趁着放假的前的空闲时光,写了几遍吧,这里主要是写一个ML里面的实例,这个是我从一个国外网站上看到的,以前的算法都是用的mlib,现在开始用ML来做。其实开始我对ML和mlib区别比较模糊,后来多看了几遍官网自己就熟悉了。没事就溜达一下官网吧,个人觉得官网是几个开源中最好的一个,api介绍也很丰富
。
准备数据
用户的浏览网址数据
Cookie | Site | Impressions
--------------- |-------------- | -------------
wKgQaV0lHZanDrp | live.com | 24
wKgQaV0lHZanDrp | pinterest.com | 21
rfTZLbQDwbu5mXV | wikipedia.org | 14
rfTZLbQDwbu5mXV | live.com | 1
rfTZLbQDwbu5mXV | amazon.com | 1
r1CSY234HTYdvE3 | youtube.com | 10
用户的地理位置数据
Cookie | Lat | Lng | Impressions
--------------- |---------| --------- | ------------
wKgQaV0lHZanDrp | 34.8454 | 77.009742 | 13
wKgQaV0lHZanDrp | 31.8657 | 114.66142 | 1
rfTZLbQDwbu5mXV | 41.1428 | 74.039600 | 20
rfTZLbQDwbu5mXV | 36.6151 | 119.22396 | 4
r1CSY234HTYdvE3 | 42.6732 | 73.454185 | 4
r1CSY234HTYdvE3 | 35.6317 | 120.55839 | 5
20ep6ddsVckCmFy | 42.3448 | 70.730607 | 21
20ep6ddsVckCmFy | 29.8979 | 117.51683 | 1
上面的数据自己可以构建
代码
val (positive, negative) = Seq.fill(1000)(Random.alphanumeric.take(15).mkString).splitAt(100)

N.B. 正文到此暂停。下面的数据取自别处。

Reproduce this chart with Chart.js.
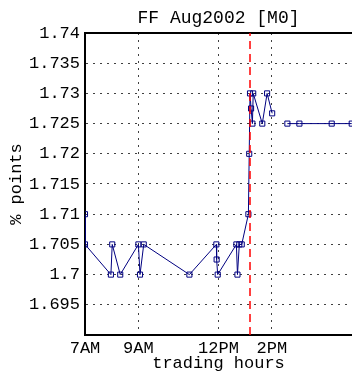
<!DOCTYPE html>
<html>
<head>
<meta charset="utf-8">
<script src="https://cdn.jsdelivr.net/npm/chart.js@4.4.1/dist/chart.umd.min.js"></script>
<style>
  html, body { margin: 0; padding: 0; background: #fff; overflow: hidden; }
  canvas { display: block; }
</style>
</head>
<body>
<canvas id="ffChart" width="352" height="374"></canvas>
<script>
// intraday quotes: hour of day (7 = 7AM) and rate in % points, null = no trades
const tradeHours = [7.00, 7.00, 7.97, 8.02, 8.32, 9.00, 9.06, 9.20, 10.91, 11.92, 11.93, 11.97,
    12.67, 12.71, 12.78, 12.87, 13.12, 13.15, 13.18, 13.22, 13.27, 13.30, 13.64, 13.82, 14.01,
    14.30, 14.58, 15.03, 16.24, 16.99];
const ffRates = [1.710, 1.705, 1.700, 1.705, 1.700, 1.705, 1.700, 1.705, 1.700, 1.705, 1.7025, 1.700,
    1.705, 1.700, 1.705, 1.705, 1.710, 1.720, 1.730, 1.7275, 1.725, 1.730, 1.725, 1.730, 1.7267,
    null, 1.725, 1.725, 1.725, 1.725];
const eventHour = 13.18; // red dashed marker
const xTickHours = [7, 9, 12, 14];
const xTickLabels = ['7AM', '9AM', '12PM', '2PM'];
const yTickValues = [1.69, 1.695, 1.70, 1.705, 1.71, 1.715, 1.72, 1.725, 1.73, 1.735, 1.74];
const yTickLabels = ['', '1.695', '1.7', '1.705', '1.71', '1.715', '1.72', '1.725', '1.73', '1.735', '1.74'];

const monoFont = 'Liberation Mono';

function noSidePadding(scale) {
    scale.paddingLeft = 0;
    scale.paddingRight = 0;
}

document.addEventListener('DOMContentLoaded', function() {
    const ctx = document.getElementById('ffChart').getContext('2d');

    const quotes = tradeHours.map((h, i) => ({ x: h, y: ffRates[i] }));
    const eventLine = [
        { x: eventHour, y: yTickValues[0] },
        { x: eventHour, y: yTickValues[yTickValues.length - 1] }
    ];

    new Chart(ctx, {
        type: 'line',
        data: {
            datasets: [{
                data: eventLine,
                borderColor: '#ff0000',
                borderWidth: 1.5,
                borderDash: [8, 5],
                pointRadius: 0
            }, {
                data: quotes,
                borderColor: '#000080',
                borderWidth: 1,
                spanGaps: false,
                pointStyle: 'rect',
                pointRadius: 3.6,
                pointBorderWidth: 1,
                pointBorderColor: '#000080',
                pointBackgroundColor: 'rgba(0,0,0,0)'
            }]
        },
        options: {
            responsive: false,
            animation: false,
            layout: { padding: 0, autoPadding: false },
            plugins: {
                legend: { display: false },
                tooltip: { enabled: false }
            },
            scales: {
                x: {
                    type: 'linear',
                    position: 'bottom',
                    min: 7,
                    max: 17,
                    afterBuildTicks: function(scale) {
                        scale.ticks = xTickHours.map(v => ({ value: v }));
                    },
                    afterFit: function(scale) {
                        scale.height = 39;
                        noSidePadding(scale);
                    },
                    ticks: {
                        autoSkip: false,
                        maxRotation: 0,
                        padding: 3,
                        color: '#000',
                        font: { family: monoFont, size: 17 },
                        callback: function(value) {
                            return xTickLabels[xTickHours.indexOf(value)];
                        }
                    },
                    grid: { drawTicks: false, color: 'rgba(0,0,0,0.75)', lineWidth: 1 },
                    border: { display: true, color: '#000', width: 2, dash: [2, 5] },
                    title: {
                        display: true,
                        text: 'trading hours',
                        color: '#000',
                        font: { family: monoFont, size: 17 },
                        padding: { top: 0, bottom: 0 }
                    }
                },
                x2: {
                    type: 'linear',
                    position: 'top',
                    min: 7,
                    max: 17,
                    afterFit: function(scale) {
                        scale.height = 33;
                        noSidePadding(scale);
                    },
                    ticks: { display: false },
                    grid: { display: false, drawTicks: false },
                    border: { display: true, color: '#000', width: 2 },
                    title: {
                        display: true,
                        text: 'FF Aug2002 [M0]',
                        color: '#000',
                        font: { family: monoFont, size: 18 },
                        padding: { top: 7, bottom: 0 }
                    }
                },
                y: {
                    type: 'linear',
                    position: 'left',
                    min: 1.69,
                    max: 1.74,
                    afterBuildTicks: function(scale) {
                        scale.ticks = yTickValues.map(v => ({ value: v }));
                    },
                    afterFit: function(scale) { scale.width = 85; },
                    ticks: {
                        autoSkip: false,
                        padding: 5,
                        color: '#000',
                        font: { family: monoFont, size: 17 },
                        callback: function(value, index) {
                            return yTickLabels[index];
                        }
                    },
                    grid: { drawTicks: false, color: 'rgba(0,0,0,0.75)', lineWidth: 1 },
                    border: { display: true, color: '#000', width: 2, dash: [2, 5] },
                    title: {
                        display: true,
                        text: '% points',
                        color: '#000',
                        font: { family: monoFont, size: 17 },
                        padding: { top: 6, bottom: 0 }
                    }
                }
            }
        }
    });
});
</script>
</body>
</html>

val (pSites, pGeo, pResp) = generateDataset(positive, positivePredictors, negativePredictors, response = 1)
val (nSites, nGeo, nResp) = generateDataset(negative, negativePredictors, positivePredictors, response = 0)
// Write site impression log
val sitesW = new PrintWriter(new File("sites.csv"))
sitesW.println("cookie,site,impressions")
(pSites ++ nSites).foreach(sitesW.println)
sitesW.close()
// Write geo impression log
val geoW = new PrintWriter(new File("geo.csv"))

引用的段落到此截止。